MONDAY MUST HAVE BEEN the day for word bloopers.
While reading a story about Tom Petters, KSTP TV 10 p.m. news anchor Bill Lunn shared that defense attorneys are seeking a lighter sentence for the Minnesotan convicted in a major Ponzi scheme. Petters, he reported, has a tumor growing on his pituitary gland.
Lunn, however, incorrectly pronounced pituitary as “pit-you-airy.” He didn’t even flinch, so I’m certain he was unaware of his mistake.
I shouldn’t have laughed, because later I discovered a word blooper of my own.
Because I’m in the word business, people—in this case two sisters-in-law—find it particularly funny when I mess up on anything English-related. I suppose for them, it’s rather like the teacher scrawling a big red “F” across the top of a test paper.
Now, test your English teacher skills and see if you can find the error in the following excerpt from an e-mail I sent to family on Monday:
He has an impressive roster of classes lined up for his junior year that includes chemistry, psychics, pre-calc, an advanced English class, etc. I hope he can handle them all, but he assures me that he can. I certainly could not have, except for the English.
Well, well, well.
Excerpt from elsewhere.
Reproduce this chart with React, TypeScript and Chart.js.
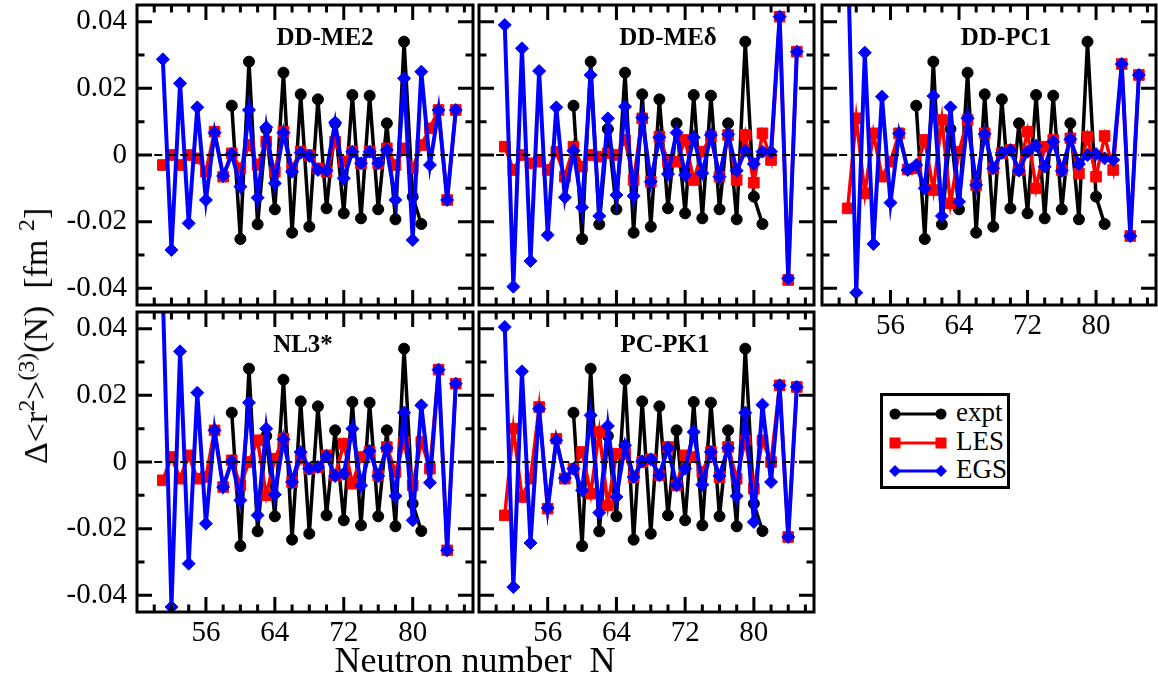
import React, { useEffect, useRef } from "react";
import { Chart, registerables } from "chart.js";
Chart.register(...registerables);

// ---------- data ----------
const N_CALC = [51, 52, 53, 54, 55, 56, 57, 58, 59, 60, 61, 62, 63, 64, 65, 66, 67, 68, 69, 70, 71, 72, 73, 74, 75, 76, 77, 78, 79, 80, 81, 82, 83, 84, 85];
const N_EXPT = [59, 60, 61, 62, 63, 64, 65, 66, 67, 68, 69, 70, 71, 72, 73, 74, 75, 76, 77, 78, 79, 80, 81];
const EXPT = [0.0148, -0.0252, 0.028, -0.0208, 0.0078, -0.0163, 0.0247, -0.0233, 0.0182, -0.0215, 0.0167, -0.016, 0.0095, -0.0175, 0.018, -0.019, 0.0178, -0.0163, 0.0095, -0.0193, 0.034, -0.0125, -0.0207];

const ME2_LES = [-0.003, 0.0, -0.003, 0.0, -0.001, -0.005, 0.007, -0.0065, 0.0005, -0.004, 0.003, -0.003, 0.004, -0.005, 0.007, -0.004, 0.001, 0.0, -0.004, -0.005, 0.004, -0.002, 0.001, -0.0025, 0.001, -0.0025, 0.002, -0.003, 0.002, -0.004, 0.003, 0.008, 0.0135, -0.0135, 0.0135];
const ME2_EGS = [0.0287, -0.0285, 0.0215, -0.0205, 0.0143, -0.0135, 0.0067, -0.0063, 0.0003, -0.0095, 0.0135, -0.0128, 0.0083, -0.0085, 0.0067, -0.005, 0.0007, -0.0003, -0.0045, -0.0047, 0.0097, -0.007, 0.001, -0.0025, 0.001, -0.0025, 0.0015, -0.0135, 0.023, -0.0255, 0.025, -0.003, 0.0135, -0.0135, 0.0135];

const MED_LES = [0.0025, -0.0045, 0.0, -0.0025, -0.002, -0.0045, 0.001, -0.0065, 0.0025, -0.0035, 0.0, -0.0005, 0.0005, 0.0, 0.0045, -0.0075, 0.011, -0.008, 0.0055, -0.002, -0.002, 0.0045, -0.0075, 0.001, 0.0055, -0.0065, 0.006, -0.0075, 0.006, -0.0083, 0.0065, -0.0015, 0.0415, -0.0375, 0.031];
const MED_EGS = [0.039, -0.0395, 0.032, -0.0318, 0.0252, -0.024, 0.0143, -0.0127, 0.0013, -0.0157, 0.024, -0.0183, 0.011, -0.012, 0.0145, -0.0123, 0.0112, -0.008, 0.0053, -0.0057, 0.0067, -0.006, 0.0053, -0.0055, 0.006, -0.0065, 0.0062, -0.0047, 0.0013, -0.0027, 0.001, 0.001, 0.0415, -0.037, 0.031];

const PC1_LES = [-0.016, 0.011, -0.0115, 0.0065, -0.0065, -0.002, 0.0065, -0.0043, -0.004, 0.0045, -0.0105, 0.0105, -0.0145, 0.001, 0.0105, -0.009, 0.0065, -0.004, 0.0005, 0.0015, -0.0045, 0.007, -0.01, 0.0025, 0.0045, -0.0045, 0.005, -0.0055, 0.0055, -0.0065, 0.0057, -0.0045, 0.0273, -0.0243, 0.024];
const PC1_EGS = [0.062, -0.0413, 0.0307, -0.0267, 0.0175, -0.0143, 0.0065, -0.0045, -0.003, -0.01, 0.0177, -0.0183, 0.0143, -0.014, 0.011, -0.009, 0.0063, -0.004, 0.0007, 0.0015, -0.0047, 0.001, 0.0028, -0.0035, 0.004, -0.0047, 0.0047, -0.0027, 0.0, 0.0003, -0.001, -0.0015, 0.0273, -0.0243, 0.024];

const NL3_LES = [-0.0055, 0.0015, -0.005, 0.002, -0.005, -0.0045, 0.0095, -0.0075, 0.0005, -0.007, 0.0, 0.0065, -0.01, 0.001, 0.007, -0.006, 0.001, -0.002, -0.0015, 0.002, -0.004, 0.0055, -0.0065, 0.0015, 0.003, -0.004, 0.0045, -0.003, 0.006, -0.007, 0.006, -0.002, 0.0277, -0.0265, 0.0235];
const NL3_EGS = [0.05, -0.0435, 0.0332, -0.0305, 0.0208, -0.0185, 0.0095, -0.0075, 0.0002, -0.0115, 0.0178, -0.016, 0.01, -0.0098, 0.0068, -0.006, 0.003, -0.002, -0.0015, 0.0018, -0.0042, -0.0035, 0.01, -0.007, 0.0033, -0.0042, 0.0042, -0.0102, 0.0148, -0.0175, 0.017, -0.0062, 0.0277, -0.0265, 0.0235];

const PK1_LES = [-0.016, 0.01, -0.0105, -0.005, 0.0165, -0.014, 0.007, -0.005, -0.002, 0.003, -0.0095, 0.009, -0.013, 0.0025, 0.0025, -0.0045, 0.0, 0.0008, -0.004, 0.0045, -0.007, 0.002, 0.0015, -0.003, 0.003, -0.0045, 0.0045, -0.005, 0.0065, -0.008, 0.0065, 0.0, 0.023, -0.0225, 0.0225];
const PK1_EGS = [0.0405, -0.0375, 0.0272, -0.0243, 0.016, -0.0138, 0.0065, -0.0048, -0.002, -0.0085, 0.014, -0.0152, 0.0108, -0.0105, 0.005, -0.0045, 0.0002, 0.0008, -0.004, 0.0042, -0.007, -0.002, 0.009, -0.0068, 0.003, -0.0042, 0.0042, -0.0102, 0.0148, -0.018, 0.0172, -0.006, 0.023, -0.0225, 0.0225];

const Y_TICKS = [-0.04, -0.02, 0, 0.02, 0.04];
const Y_TICK_LABELS = ["-0.04", "-0.02", "0", "0.02", "0.04"];
const Y_MINOR = [-0.03, -0.01, 0.01, 0.03];
const X_TICKS = [56, 64, 72, 80];
const X_TICK_LABELS = ["56", "64", "72", "80"];
const X_MINOR = [50, 52, 54, 58, 60, 62, 66, 68, 70, 74, 76, 78, 82, 84, 86];
const X_MIN = 48, X_MAX = 87, Y_MIN = -0.045, Y_MAX = 0.045;
const ZERO_FROM = 50, ZERO_TO = 85;

const SERIF = '"Liberation Serif", "Times New Roman", serif';

type Panel = {
  title: string; les: number[]; egs: number[];
  x1: number; y1: number; x2: number; y2: number;
  showY: boolean; showX: boolean; titleX: number;
};

const PANELS: Panel[] = [
  { title: "DD-ME2", les: ME2_LES, egs: ME2_EGS, x1: 137, y1: 5, x2: 473, y2: 305, showY: true, showX: false, titleX: 325 },
  { title: "DD-MEδ", les: MED_LES, egs: MED_EGS, x1: 479, y1: 5, x2: 814, y2: 305, showY: false, showX: false, titleX: 668 },
  { title: "DD-PC1", les: PC1_LES, egs: PC1_EGS, x1: 822, y1: 5, x2: 1156, y2: 305, showY: false, showX: true, titleX: 1006 },
  { title: "NL3*", les: NL3_LES, egs: NL3_EGS, x1: 137, y1: 312, x2: 473, y2: 612, showY: true, showX: true, titleX: 303 },
  { title: "PC-PK1", les: PK1_LES, egs: PK1_EGS, x1: 479, y1: 312, x2: 814, y2: 612, showY: false, showX: true, titleX: 665 },
];

const PAD = 30;
const YW = 137;
const XH = 50;

function PanelChart({ p }: { p: Panel }) {
  const ref = useRef<HTMLCanvasElement | null>(null);
  const left = p.showY ? p.x1 - YW : p.x1 - PAD;
  const top = p.y1 - PAD;
  const width = (p.x2 - p.x1) + (p.showY ? YW : PAD) + PAD;
  const height = (p.y2 - p.y1) + PAD + (p.showX ? XH : PAD);

  useEffect(() => {
    if (!ref.current) return;
    const framePlugin = {
      id: "frame",
      afterDatasetsDraw(chart: any) {
        const { ctx } = chart;
        const xs = chart.scales.x, ys = chart.scales.y;
        const y0 = ys.getPixelForValue(0);
        ctx.save();
        ctx.strokeStyle = "#000";
        ctx.lineWidth = 2;
        ctx.setLineDash([8, 5]);
        ctx.beginPath();
        ctx.moveTo(xs.getPixelForValue(ZERO_FROM), y0);
        ctx.lineTo(xs.getPixelForValue(ZERO_TO), y0);
        ctx.stroke();
        ctx.restore();
      },
      afterDraw(chart: any) {
        const { ctx, chartArea: a } = chart;
        const xs = chart.scales.x, ys = chart.scales.y;
        ctx.save();
        ctx.strokeStyle = "#000";
        ctx.lineWidth = 3;
        ctx.lineCap = "butt";
        ctx.beginPath();
        const tick = (v: number, len: number, horiz: boolean) => {
          if (horiz) {
            const x = xs.getPixelForValue(v);
            ctx.moveTo(x, a.bottom); ctx.lineTo(x, a.bottom - len);
            ctx.moveTo(x, a.top); ctx.lineTo(x, a.top + len);
          } else {
            const y = ys.getPixelForValue(v);
            ctx.moveTo(a.left, y); ctx.lineTo(a.left + len, y);
            ctx.moveTo(a.right, y); ctx.lineTo(a.right - len, y);
          }
        };
        X_TICKS.forEach((v) => tick(v, 15, true));
        X_MINOR.forEach((v) => tick(v, 7.5, true));
        Y_TICKS.forEach((v) => tick(v, 15, false));
        Y_MINOR.forEach((v) => tick(v, 7.5, false));
        ctx.stroke();
        ctx.strokeRect(a.left, a.top, a.right - a.left, a.bottom - a.top);
        ctx.fillStyle = "#000";
        ctx.font = "bold 25px " + SERIF;
        ctx.textAlign = "center";
        ctx.textBaseline = "middle";
        ctx.fillText(p.title, p.titleX - left, a.top + 34);
        ctx.restore();
      },
    };

    const chart = new Chart(ref.current, {
      type: "line",
      data: {
        datasets: [
          {
            label: "EGS",
            data: N_CALC.map((n, i) => ({ x: n, y: p.egs[i] })),
            borderColor: "#0000ff",
            backgroundColor: "#0000ff",
            borderWidth: 4,
            pointStyle: "rectRot",
            pointRadius: 6.5,
            pointBorderWidth: 1,
            order: 1,
          },
          {
            label: "LES",
            data: N_CALC.map((n, i) => ({ x: n, y: p.les[i] })),
            borderColor: "#ff0000",
            backgroundColor: "#ff0000",
            borderWidth: 3.5,
            pointStyle: "rect",
            pointRadius: 7.5,
            pointBorderWidth: 1,
            order: 2,
          },
          {
            label: "expt",
            data: N_EXPT.map((n, i) => ({ x: n, y: EXPT[i] })),
            borderColor: "#000000",
            backgroundColor: "#000000",
            borderWidth: 3.5,
            pointStyle: "circle",
            pointRadius: 5.5,
            pointBorderWidth: 1,
            order: 3,
          },
        ],
      },
      options: {
        animation: false,
        responsive: false,
        maintainAspectRatio: false,
        devicePixelRatio: 1,
        layout: {
          padding: { left: p.showY ? 0 : PAD, top: PAD, right: PAD, bottom: p.showX ? 0 : PAD },
        },
        plugins: { legend: { display: false }, tooltip: { enabled: false }, title: { display: false } },
        elements: { line: { tension: 0 } },
        scales: {
          x: {
            type: "linear",
            min: X_MIN,
            max: X_MAX,
            display: p.showX,
            grid: { display: false, drawTicks: false },
            border: { display: false },
            afterBuildTicks: (s: any) => { s.ticks = X_TICKS.map((v) => ({ value: v })); },
            afterFit: (s: any) => { s.height = p.showX ? XH : 0; },
            ticks: {
              autoSkip: false,
              maxRotation: 0,
              padding: 4,
              color: "#000",
              font: { family: SERIF, size: 29 },
              callback: (_v: any, i: number) => X_TICK_LABELS[i],
            },
          },
          y: {
            type: "linear",
            min: Y_MIN,
            max: Y_MAX,
            display: p.showY,
            grid: { display: false, drawTicks: false },
            border: { display: false },
            afterBuildTicks: (s: any) => { s.ticks = Y_TICKS.map((v) => ({ value: v })); },
            afterFit: (s: any) => { s.width = p.showY ? YW : 0; },
            ticks: {
              autoSkip: false,
              padding: 10,
              color: "#000",
              font: { family: SERIF, size: 29 },
              callback: (_v: any, i: number) => Y_TICK_LABELS[i],
            },
          },
        },
      },
      plugins: [framePlugin],
    } as any);
    return () => chart.destroy();
  }, []);

  return (
    <canvas
      ref={ref}
      width={width}
      height={height}
      style={{ position: "absolute", left, top, width, height }}
    />
  );
}

function Legend() {
  const row = (y: number, label: string, color: string, shape: string) => (
    <div key={label} style={{ position: "absolute", left: 0, top: y, width: 130, height: 28 }}>
      <svg width={60} height={28} style={{ position: "absolute", left: 6, top: 0 }}>
        <line x1={6} y1={14} x2={52} y2={14} stroke={color} strokeWidth={3} />
        {shape === "circle" && (<>
          <circle cx={6} cy={14} r={5.5} fill={color} />
          <circle cx={52} cy={14} r={5.5} fill={color} />
        </>)}
        {shape === "rect" && (<>
          <rect x={0.5} y={8.5} width={11} height={11} fill={color} />
          <rect x={46.5} y={8.5} width={11} height={11} fill={color} />
        </>)}
        {shape === "diamond" && (<>
          <polygon points="0,14 6,8 12,14 6,20" fill={color} />
          <polygon points="46,14 52,8 58,14 52,20" fill={color} />
        </>)}
      </svg>
      <span style={{ position: "absolute", left: 73, top: 14, transform: "translateY(-55%)", font: "27px " + SERIF, lineHeight: "27px", color: "#000" }}>{label}</span>
    </div>
  );
  return (
    <div style={{ position: "absolute", left: 880, top: 393, width: 124, height: 90, border: "3px solid #000", background: "#fff" }}>
      {row(4, "expt", "#000", "circle")}
      {row(33, "LES", "#ff0000", "rect")}
      {row(61, "EGS", "#0000ff", "diamond")}
    </div>
  );
}

export default function App() {
  const supStyle: React.CSSProperties = { fontSize: "0.7em", verticalAlign: "0.55em", lineHeight: 0 };
  return (
    <div style={{ position: "fixed", left: 0, top: 0, width: 1158, height: 682, background: "#fff", overflow: "hidden" }}>
      {PANELS.map((p) => <PanelChart key={p.title} p={p} />)}
      <Legend />
      <div style={{ position: "absolute", left: 475, top: 660, transform: "translate(-50%, -50%)", whiteSpace: "nowrap", font: "36px " + SERIF, color: "#000", lineHeight: "38px" }}>
        Neutron number{"\u00a0\u00a0"}N
      </div>
      <div style={{ position: "absolute", left: 36, top: 336, transform: "translate(-50%, -50%) rotate(-90deg)", whiteSpace: "nowrap", font: "34px " + SERIF, color: "#000", lineHeight: "36px" }}>
        Δ&lt;r<span style={supStyle}>2</span>&gt;<span style={supStyle}>(3)</span>(N){"\u00a0\u00a0"}[fm{"\u00a0"}<span style={supStyle}>2</span>]
      </div>
    </div>
  );
}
See the mistake?
Annette did and writes: “Since Caleb is taking psychics, will he be able to do some mind reading or palm interpretations at our holiday get together?
Just joking, it is pretty rare to catch you making a spelling error. (Like once in 10 years) I presume with his science aptitude he is taking physics.”
And then this e-mail comes from another sister-in-law, Jamie: “I have to admit that I’m quite curious if Caleb will be studying to be a “fortune-teller for women” or if you meant to type physics instead of psychics (ha!).”
Yup, that darn spell check doesn’t always work.